Output a verbatim copy of the data, cut off after the line that contains "import * as".

(Data entries)
══════════════════════════════

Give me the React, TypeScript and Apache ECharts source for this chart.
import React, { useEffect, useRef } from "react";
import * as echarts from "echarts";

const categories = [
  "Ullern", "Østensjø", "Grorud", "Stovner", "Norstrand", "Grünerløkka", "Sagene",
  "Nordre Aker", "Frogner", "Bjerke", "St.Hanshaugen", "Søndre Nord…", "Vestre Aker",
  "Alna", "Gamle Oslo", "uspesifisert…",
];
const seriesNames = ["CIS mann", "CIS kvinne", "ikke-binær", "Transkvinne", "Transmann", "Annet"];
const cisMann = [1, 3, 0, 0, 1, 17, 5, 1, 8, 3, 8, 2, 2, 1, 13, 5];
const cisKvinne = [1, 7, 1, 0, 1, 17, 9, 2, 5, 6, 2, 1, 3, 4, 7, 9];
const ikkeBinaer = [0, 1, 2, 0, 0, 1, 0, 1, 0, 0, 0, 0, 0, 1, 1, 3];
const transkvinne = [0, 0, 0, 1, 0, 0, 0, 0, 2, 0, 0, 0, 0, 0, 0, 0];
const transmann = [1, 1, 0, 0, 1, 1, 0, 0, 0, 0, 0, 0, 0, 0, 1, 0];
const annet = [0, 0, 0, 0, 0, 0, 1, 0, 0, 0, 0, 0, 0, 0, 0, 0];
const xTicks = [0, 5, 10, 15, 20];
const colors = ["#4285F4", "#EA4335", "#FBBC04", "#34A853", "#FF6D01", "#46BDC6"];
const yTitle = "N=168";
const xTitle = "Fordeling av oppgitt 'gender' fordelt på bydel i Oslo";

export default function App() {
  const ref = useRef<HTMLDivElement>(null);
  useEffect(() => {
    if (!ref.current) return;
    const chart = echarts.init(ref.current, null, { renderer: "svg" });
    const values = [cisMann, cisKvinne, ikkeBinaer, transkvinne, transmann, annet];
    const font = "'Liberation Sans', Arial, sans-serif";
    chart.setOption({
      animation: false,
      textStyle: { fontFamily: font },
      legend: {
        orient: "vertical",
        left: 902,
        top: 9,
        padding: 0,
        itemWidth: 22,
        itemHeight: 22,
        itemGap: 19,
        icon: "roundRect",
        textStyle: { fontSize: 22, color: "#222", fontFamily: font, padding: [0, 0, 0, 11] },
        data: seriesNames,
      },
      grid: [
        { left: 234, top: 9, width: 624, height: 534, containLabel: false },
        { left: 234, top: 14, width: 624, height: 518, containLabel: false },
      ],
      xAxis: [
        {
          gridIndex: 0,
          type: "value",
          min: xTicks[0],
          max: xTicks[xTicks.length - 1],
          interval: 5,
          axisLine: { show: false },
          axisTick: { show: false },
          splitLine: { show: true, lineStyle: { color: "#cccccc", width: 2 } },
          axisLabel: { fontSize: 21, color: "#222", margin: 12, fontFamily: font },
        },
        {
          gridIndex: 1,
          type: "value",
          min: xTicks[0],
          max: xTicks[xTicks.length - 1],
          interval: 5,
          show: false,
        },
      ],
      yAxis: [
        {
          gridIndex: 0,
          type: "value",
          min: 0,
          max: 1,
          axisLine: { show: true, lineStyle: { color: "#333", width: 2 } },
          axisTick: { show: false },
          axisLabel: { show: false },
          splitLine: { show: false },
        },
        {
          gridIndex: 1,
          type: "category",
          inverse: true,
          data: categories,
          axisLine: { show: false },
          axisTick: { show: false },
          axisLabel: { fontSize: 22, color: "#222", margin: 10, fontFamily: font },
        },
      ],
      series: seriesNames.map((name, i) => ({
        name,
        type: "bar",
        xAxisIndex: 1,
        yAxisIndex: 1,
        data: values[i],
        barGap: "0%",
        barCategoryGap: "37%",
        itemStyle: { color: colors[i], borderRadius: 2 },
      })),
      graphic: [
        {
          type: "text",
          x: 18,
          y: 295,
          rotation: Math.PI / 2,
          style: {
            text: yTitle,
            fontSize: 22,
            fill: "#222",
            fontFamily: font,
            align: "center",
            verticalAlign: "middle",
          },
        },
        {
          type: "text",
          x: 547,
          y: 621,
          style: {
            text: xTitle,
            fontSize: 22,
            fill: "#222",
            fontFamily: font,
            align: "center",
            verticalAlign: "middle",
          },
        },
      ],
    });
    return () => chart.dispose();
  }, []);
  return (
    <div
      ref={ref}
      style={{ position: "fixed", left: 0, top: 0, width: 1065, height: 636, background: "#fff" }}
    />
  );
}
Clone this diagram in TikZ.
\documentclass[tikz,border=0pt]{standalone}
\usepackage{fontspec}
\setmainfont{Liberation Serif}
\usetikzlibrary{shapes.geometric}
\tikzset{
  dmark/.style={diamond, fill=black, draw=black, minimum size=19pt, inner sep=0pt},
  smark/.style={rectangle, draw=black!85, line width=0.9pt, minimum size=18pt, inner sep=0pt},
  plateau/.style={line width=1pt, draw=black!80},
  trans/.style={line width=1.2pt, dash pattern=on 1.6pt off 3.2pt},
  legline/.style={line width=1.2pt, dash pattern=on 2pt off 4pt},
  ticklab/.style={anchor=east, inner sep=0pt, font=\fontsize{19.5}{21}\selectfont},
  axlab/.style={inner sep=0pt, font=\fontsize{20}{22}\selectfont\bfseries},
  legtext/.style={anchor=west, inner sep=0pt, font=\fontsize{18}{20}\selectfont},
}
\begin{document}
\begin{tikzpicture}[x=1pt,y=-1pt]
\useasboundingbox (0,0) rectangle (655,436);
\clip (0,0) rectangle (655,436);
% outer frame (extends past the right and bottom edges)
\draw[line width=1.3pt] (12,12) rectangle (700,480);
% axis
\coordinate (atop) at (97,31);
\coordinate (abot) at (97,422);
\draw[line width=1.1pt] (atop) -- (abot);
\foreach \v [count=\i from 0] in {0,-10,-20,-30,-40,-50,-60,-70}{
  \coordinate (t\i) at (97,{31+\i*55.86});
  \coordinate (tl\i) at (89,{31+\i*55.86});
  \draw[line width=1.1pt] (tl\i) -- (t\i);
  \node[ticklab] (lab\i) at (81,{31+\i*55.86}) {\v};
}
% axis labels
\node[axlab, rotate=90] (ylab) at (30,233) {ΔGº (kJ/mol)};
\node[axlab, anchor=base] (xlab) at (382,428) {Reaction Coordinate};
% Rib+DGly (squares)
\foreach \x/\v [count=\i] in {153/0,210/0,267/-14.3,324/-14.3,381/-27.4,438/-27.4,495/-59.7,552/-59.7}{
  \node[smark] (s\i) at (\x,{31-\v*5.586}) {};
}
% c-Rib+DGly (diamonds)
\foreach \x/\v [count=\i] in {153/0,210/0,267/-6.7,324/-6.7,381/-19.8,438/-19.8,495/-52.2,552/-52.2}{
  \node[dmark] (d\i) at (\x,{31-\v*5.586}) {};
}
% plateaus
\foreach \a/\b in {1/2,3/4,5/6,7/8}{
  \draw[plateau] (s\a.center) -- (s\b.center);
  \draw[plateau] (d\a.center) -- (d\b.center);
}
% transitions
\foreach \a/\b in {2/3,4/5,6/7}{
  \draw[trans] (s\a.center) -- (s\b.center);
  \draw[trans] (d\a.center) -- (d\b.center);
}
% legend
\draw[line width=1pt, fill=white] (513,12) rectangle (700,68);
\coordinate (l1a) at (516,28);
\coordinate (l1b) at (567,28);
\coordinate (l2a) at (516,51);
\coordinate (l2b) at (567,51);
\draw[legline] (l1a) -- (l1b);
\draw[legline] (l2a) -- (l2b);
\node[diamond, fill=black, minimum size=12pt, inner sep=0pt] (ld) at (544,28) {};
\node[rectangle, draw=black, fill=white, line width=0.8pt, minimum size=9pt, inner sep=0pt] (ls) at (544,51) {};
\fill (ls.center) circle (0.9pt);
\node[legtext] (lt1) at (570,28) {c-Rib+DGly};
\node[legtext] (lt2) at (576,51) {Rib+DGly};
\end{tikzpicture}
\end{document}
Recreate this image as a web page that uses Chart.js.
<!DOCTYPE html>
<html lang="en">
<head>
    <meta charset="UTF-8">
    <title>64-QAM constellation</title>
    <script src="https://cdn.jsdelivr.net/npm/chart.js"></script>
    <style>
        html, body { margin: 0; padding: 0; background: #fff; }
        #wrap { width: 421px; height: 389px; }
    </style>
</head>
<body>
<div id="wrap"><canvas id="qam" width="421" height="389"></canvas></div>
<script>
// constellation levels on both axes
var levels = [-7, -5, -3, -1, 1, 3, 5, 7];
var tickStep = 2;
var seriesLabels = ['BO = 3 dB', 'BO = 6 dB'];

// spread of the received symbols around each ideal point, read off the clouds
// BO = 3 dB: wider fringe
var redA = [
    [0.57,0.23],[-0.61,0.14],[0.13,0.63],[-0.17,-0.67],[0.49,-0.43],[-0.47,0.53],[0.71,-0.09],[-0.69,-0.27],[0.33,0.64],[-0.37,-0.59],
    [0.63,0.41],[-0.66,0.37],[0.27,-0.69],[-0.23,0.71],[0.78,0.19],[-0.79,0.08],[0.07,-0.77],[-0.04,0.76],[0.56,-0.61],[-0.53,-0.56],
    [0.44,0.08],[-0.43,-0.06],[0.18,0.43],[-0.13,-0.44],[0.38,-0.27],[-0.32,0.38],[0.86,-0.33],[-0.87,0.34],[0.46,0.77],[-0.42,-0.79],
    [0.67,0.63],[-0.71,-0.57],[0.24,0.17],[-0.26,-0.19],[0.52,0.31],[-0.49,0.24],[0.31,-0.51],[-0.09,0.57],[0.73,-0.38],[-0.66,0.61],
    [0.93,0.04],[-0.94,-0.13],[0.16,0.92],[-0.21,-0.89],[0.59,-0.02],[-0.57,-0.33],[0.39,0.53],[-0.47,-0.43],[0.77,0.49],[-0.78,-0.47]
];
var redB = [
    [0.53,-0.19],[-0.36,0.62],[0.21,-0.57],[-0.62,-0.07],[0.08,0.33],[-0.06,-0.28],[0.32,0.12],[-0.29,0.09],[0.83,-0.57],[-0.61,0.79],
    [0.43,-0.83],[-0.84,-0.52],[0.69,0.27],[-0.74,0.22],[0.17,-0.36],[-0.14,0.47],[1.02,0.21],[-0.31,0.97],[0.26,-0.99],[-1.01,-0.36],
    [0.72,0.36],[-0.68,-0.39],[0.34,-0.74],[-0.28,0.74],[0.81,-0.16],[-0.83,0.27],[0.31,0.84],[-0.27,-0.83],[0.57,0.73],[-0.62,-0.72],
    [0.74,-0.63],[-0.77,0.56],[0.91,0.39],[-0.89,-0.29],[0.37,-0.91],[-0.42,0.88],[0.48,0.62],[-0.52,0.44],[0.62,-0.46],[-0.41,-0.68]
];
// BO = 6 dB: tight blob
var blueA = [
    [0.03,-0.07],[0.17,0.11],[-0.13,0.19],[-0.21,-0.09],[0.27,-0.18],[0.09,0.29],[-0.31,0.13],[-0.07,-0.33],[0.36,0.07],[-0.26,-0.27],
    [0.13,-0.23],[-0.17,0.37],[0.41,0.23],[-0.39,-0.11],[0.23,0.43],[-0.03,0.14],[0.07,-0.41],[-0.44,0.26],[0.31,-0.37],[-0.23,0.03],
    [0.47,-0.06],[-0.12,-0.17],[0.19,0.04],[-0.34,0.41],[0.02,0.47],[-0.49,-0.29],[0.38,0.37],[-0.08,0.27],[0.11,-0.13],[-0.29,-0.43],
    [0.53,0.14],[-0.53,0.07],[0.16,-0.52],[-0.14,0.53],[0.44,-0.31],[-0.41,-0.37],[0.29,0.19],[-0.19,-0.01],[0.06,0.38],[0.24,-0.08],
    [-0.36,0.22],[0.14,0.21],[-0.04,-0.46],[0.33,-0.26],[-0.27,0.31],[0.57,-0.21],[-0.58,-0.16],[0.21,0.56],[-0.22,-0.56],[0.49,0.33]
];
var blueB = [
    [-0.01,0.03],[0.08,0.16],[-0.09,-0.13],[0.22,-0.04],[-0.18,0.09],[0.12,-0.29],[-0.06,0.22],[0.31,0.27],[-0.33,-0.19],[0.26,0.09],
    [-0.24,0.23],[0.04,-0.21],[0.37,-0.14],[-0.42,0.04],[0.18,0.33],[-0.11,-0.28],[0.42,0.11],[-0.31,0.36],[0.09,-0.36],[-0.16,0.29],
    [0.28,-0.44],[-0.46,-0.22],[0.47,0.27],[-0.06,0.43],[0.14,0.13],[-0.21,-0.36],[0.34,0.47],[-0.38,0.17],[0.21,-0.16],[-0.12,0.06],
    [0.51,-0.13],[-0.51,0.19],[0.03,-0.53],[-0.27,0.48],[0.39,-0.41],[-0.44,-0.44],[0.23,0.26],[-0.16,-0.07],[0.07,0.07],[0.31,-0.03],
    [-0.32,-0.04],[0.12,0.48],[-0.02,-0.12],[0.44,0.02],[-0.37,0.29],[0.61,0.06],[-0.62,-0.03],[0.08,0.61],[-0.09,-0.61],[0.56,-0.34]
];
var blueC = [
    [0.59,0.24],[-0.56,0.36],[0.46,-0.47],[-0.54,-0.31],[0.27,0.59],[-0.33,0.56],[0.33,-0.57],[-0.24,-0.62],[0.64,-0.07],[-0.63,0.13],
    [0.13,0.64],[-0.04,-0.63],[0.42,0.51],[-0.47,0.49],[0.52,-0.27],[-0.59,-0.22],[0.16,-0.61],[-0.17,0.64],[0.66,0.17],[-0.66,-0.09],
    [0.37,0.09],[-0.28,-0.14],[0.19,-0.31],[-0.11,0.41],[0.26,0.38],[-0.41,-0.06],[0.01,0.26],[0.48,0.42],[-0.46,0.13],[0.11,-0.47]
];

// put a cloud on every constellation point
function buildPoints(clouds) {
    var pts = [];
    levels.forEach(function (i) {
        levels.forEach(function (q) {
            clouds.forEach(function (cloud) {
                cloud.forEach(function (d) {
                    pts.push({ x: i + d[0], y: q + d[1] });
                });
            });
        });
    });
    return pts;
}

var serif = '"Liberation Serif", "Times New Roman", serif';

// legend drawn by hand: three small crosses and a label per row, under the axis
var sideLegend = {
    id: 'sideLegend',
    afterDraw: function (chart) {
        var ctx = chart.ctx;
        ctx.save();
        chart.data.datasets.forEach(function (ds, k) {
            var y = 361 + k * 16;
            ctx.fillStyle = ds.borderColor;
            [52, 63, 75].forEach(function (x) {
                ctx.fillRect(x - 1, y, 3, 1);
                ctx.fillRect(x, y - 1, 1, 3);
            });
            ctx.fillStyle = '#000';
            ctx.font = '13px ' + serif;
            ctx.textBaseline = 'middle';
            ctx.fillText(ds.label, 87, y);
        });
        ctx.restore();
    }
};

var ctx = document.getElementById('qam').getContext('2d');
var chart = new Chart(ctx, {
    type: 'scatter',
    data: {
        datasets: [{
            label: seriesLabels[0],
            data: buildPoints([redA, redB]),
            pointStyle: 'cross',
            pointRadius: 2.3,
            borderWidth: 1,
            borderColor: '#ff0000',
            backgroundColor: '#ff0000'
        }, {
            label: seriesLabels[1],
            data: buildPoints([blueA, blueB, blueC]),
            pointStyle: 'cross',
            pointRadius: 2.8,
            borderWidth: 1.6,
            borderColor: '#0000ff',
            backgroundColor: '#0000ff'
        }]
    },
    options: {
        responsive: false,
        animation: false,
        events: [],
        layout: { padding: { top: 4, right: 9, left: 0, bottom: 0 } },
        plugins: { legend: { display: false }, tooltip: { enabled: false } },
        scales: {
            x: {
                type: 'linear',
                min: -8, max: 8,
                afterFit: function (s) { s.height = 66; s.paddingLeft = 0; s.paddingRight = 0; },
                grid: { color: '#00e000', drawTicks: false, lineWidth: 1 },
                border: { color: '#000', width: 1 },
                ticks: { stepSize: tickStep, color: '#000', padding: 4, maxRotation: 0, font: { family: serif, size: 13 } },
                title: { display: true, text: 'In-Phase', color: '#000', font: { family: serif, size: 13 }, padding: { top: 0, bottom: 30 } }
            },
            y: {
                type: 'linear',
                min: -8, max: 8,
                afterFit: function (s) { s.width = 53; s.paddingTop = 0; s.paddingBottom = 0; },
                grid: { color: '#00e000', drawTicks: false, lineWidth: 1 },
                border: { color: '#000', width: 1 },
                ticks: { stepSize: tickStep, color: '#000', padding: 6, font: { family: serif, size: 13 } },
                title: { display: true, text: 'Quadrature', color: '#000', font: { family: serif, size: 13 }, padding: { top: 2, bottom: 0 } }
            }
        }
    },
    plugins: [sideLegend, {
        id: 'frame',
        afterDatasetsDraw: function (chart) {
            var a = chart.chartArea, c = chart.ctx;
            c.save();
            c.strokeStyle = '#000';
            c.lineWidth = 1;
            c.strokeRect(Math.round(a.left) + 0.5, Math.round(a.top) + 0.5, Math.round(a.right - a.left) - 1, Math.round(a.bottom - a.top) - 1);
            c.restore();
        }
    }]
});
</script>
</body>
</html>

══════════════════════════════

Task result:
Give me the React, TypeScript and Apache ECharts source for this chart.
import React, { useEffect, useRef } from "react";
import * as echarts from "echarts";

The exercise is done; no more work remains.